Code that draws figures:
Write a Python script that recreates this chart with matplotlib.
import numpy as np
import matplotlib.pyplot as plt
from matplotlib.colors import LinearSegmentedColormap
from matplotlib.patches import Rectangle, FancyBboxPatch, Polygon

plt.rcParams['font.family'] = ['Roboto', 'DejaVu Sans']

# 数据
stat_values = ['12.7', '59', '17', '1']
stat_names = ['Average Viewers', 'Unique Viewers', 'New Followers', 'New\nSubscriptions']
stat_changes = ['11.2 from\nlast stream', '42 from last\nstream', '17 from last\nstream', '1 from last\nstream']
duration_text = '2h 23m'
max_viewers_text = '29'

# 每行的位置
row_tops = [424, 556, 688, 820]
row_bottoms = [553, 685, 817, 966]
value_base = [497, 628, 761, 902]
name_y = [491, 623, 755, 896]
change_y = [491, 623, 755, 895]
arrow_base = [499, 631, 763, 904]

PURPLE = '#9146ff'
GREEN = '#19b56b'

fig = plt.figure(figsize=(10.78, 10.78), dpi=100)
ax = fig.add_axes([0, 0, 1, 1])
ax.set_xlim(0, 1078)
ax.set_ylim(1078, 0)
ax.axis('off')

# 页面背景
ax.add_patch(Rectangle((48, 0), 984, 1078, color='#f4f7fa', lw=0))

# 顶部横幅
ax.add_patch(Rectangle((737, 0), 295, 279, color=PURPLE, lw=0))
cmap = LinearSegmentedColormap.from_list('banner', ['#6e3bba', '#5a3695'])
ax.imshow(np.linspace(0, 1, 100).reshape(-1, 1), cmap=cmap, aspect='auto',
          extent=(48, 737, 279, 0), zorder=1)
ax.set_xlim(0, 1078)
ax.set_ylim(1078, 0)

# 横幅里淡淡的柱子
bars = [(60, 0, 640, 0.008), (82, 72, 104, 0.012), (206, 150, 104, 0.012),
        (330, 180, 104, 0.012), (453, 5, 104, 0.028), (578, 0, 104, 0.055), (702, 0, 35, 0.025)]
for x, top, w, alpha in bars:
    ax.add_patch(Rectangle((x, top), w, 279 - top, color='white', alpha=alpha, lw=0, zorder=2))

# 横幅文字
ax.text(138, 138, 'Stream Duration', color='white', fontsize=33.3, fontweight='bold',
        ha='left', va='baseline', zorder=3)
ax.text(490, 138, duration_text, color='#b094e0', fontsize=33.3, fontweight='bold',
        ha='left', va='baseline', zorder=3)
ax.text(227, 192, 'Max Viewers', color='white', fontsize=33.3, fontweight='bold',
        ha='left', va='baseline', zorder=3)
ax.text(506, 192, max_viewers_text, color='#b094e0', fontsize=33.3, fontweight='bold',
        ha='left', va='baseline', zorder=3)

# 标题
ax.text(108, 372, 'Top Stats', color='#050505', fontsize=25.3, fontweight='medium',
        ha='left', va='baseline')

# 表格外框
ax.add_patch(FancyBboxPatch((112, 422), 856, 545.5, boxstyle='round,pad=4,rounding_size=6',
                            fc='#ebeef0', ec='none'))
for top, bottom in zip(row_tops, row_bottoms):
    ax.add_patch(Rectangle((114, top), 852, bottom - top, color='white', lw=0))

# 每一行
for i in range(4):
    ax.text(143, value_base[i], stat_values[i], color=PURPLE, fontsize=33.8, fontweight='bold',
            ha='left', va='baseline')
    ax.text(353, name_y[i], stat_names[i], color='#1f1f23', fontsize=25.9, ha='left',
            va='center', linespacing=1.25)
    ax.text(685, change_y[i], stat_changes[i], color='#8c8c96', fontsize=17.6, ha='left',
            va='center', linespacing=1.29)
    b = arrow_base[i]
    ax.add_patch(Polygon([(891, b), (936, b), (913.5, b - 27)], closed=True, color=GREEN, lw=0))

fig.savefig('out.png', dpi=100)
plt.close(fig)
---
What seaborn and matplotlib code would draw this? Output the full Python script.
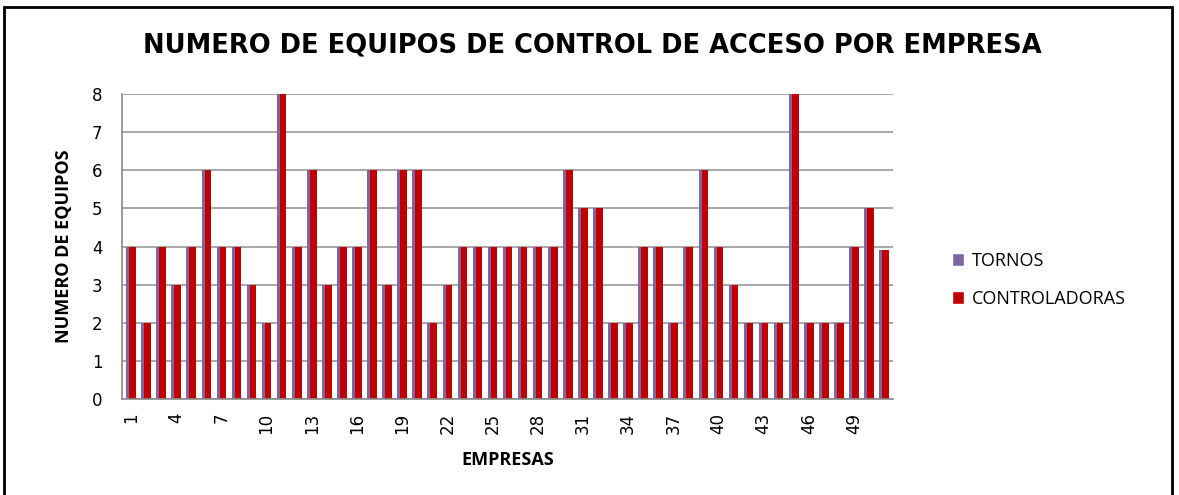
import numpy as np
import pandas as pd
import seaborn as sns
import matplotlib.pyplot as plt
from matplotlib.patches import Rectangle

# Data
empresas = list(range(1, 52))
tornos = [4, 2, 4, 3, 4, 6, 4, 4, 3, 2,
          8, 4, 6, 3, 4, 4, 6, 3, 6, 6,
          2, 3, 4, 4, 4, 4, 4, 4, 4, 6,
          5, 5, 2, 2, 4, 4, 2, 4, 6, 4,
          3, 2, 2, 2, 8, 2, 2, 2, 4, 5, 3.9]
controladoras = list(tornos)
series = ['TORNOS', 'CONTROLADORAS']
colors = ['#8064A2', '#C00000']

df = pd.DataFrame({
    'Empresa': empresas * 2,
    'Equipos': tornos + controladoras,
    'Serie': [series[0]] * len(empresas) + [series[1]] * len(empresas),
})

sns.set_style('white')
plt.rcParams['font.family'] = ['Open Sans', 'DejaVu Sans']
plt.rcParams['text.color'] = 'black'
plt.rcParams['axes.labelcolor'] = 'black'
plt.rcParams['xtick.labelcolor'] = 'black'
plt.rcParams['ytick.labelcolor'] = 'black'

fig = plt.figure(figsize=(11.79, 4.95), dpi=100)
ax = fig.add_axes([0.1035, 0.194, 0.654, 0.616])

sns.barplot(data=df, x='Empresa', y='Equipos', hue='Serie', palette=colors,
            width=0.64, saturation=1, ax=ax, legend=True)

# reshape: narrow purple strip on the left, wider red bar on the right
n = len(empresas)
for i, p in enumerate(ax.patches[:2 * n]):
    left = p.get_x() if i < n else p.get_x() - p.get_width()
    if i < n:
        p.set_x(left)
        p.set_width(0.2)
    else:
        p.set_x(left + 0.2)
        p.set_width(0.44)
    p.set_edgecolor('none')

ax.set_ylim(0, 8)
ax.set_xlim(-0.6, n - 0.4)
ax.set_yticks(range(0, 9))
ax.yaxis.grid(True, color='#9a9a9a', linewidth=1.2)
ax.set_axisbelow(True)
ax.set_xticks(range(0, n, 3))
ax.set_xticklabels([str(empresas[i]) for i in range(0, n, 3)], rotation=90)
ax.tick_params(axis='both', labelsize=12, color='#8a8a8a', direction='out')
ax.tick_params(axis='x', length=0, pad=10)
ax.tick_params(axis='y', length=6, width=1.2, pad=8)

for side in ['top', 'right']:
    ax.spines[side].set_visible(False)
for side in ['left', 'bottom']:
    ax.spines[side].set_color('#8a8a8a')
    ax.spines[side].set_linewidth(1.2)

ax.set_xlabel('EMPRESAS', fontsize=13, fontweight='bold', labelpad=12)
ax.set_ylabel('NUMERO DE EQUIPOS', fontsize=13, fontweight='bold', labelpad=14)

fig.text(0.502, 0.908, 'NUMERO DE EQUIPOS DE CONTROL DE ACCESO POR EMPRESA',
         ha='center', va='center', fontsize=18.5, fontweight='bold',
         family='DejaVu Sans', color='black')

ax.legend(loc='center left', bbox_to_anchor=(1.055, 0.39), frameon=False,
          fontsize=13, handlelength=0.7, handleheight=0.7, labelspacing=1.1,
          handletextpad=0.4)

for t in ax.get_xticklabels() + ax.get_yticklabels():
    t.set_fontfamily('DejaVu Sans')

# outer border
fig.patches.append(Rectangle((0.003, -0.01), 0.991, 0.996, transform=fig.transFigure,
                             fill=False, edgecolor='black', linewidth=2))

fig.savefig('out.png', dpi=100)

§ **What you should do**
Repeat only the lines from the one holding "What seaborn and" to the one holding "ax.tick_params(axis='y', length=6, width=1.2, pad=8)", both ends included, and drop the images.

§ **In response**
What seaborn and matplotlib code would draw this? Output the full Python script.
import numpy as np
import pandas as pd
import seaborn as sns
import matplotlib.pyplot as plt
from matplotlib.patches import Rectangle

# Data
empresas = list(range(1, 52))
tornos = [4, 2, 4, 3, 4, 6, 4, 4, 3, 2,
          8, 4, 6, 3, 4, 4, 6, 3, 6, 6,
          2, 3, 4, 4, 4, 4, 4, 4, 4, 6,
          5, 5, 2, 2, 4, 4, 2, 4, 6, 4,
          3, 2, 2, 2, 8, 2, 2, 2, 4, 5, 3.9]
controladoras = list(tornos)
series = ['TORNOS', 'CONTROLADORAS']
colors = ['#8064A2', '#C00000']

df = pd.DataFrame({
    'Empresa': empresas * 2,
    'Equipos': tornos + controladoras,
    'Serie': [series[0]] * len(empresas) + [series[1]] * len(empresas),
})

sns.set_style('white')
plt.rcParams['font.family'] = ['Open Sans', 'DejaVu Sans']
plt.rcParams['text.color'] = 'black'
plt.rcParams['axes.labelcolor'] = 'black'
plt.rcParams['xtick.labelcolor'] = 'black'
plt.rcParams['ytick.labelcolor'] = 'black'

fig = plt.figure(figsize=(11.79, 4.95), dpi=100)
ax = fig.add_axes([0.1035, 0.194, 0.654, 0.616])

sns.barplot(data=df, x='Empresa', y='Equipos', hue='Serie', palette=colors,
            width=0.64, saturation=1, ax=ax, legend=True)

# reshape: narrow purple strip on the left, wider red bar on the right
n = len(empresas)
for i, p in enumerate(ax.patches[:2 * n]):
    left = p.get_x() if i < n else p.get_x() - p.get_width()
    if i < n:
        p.set_x(left)
        p.set_width(0.2)
    else:
        p.set_x(left + 0.2)
        p.set_width(0.44)
    p.set_edgecolor('none')

ax.set_ylim(0, 8)
ax.set_xlim(-0.6, n - 0.4)
ax.set_yticks(range(0, 9))
ax.yaxis.grid(True, color='#9a9a9a', linewidth=1.2)
ax.set_axisbelow(True)
ax.set_xticks(range(0, n, 3))
ax.set_xticklabels([str(empresas[i]) for i in range(0, n, 3)], rotation=90)
ax.tick_params(axis='both', labelsize=12, color='#8a8a8a', direction='out')
ax.tick_params(axis='x', length=0, pad=10)
ax.tick_params(axis='y', length=6, width=1.2, pad=8)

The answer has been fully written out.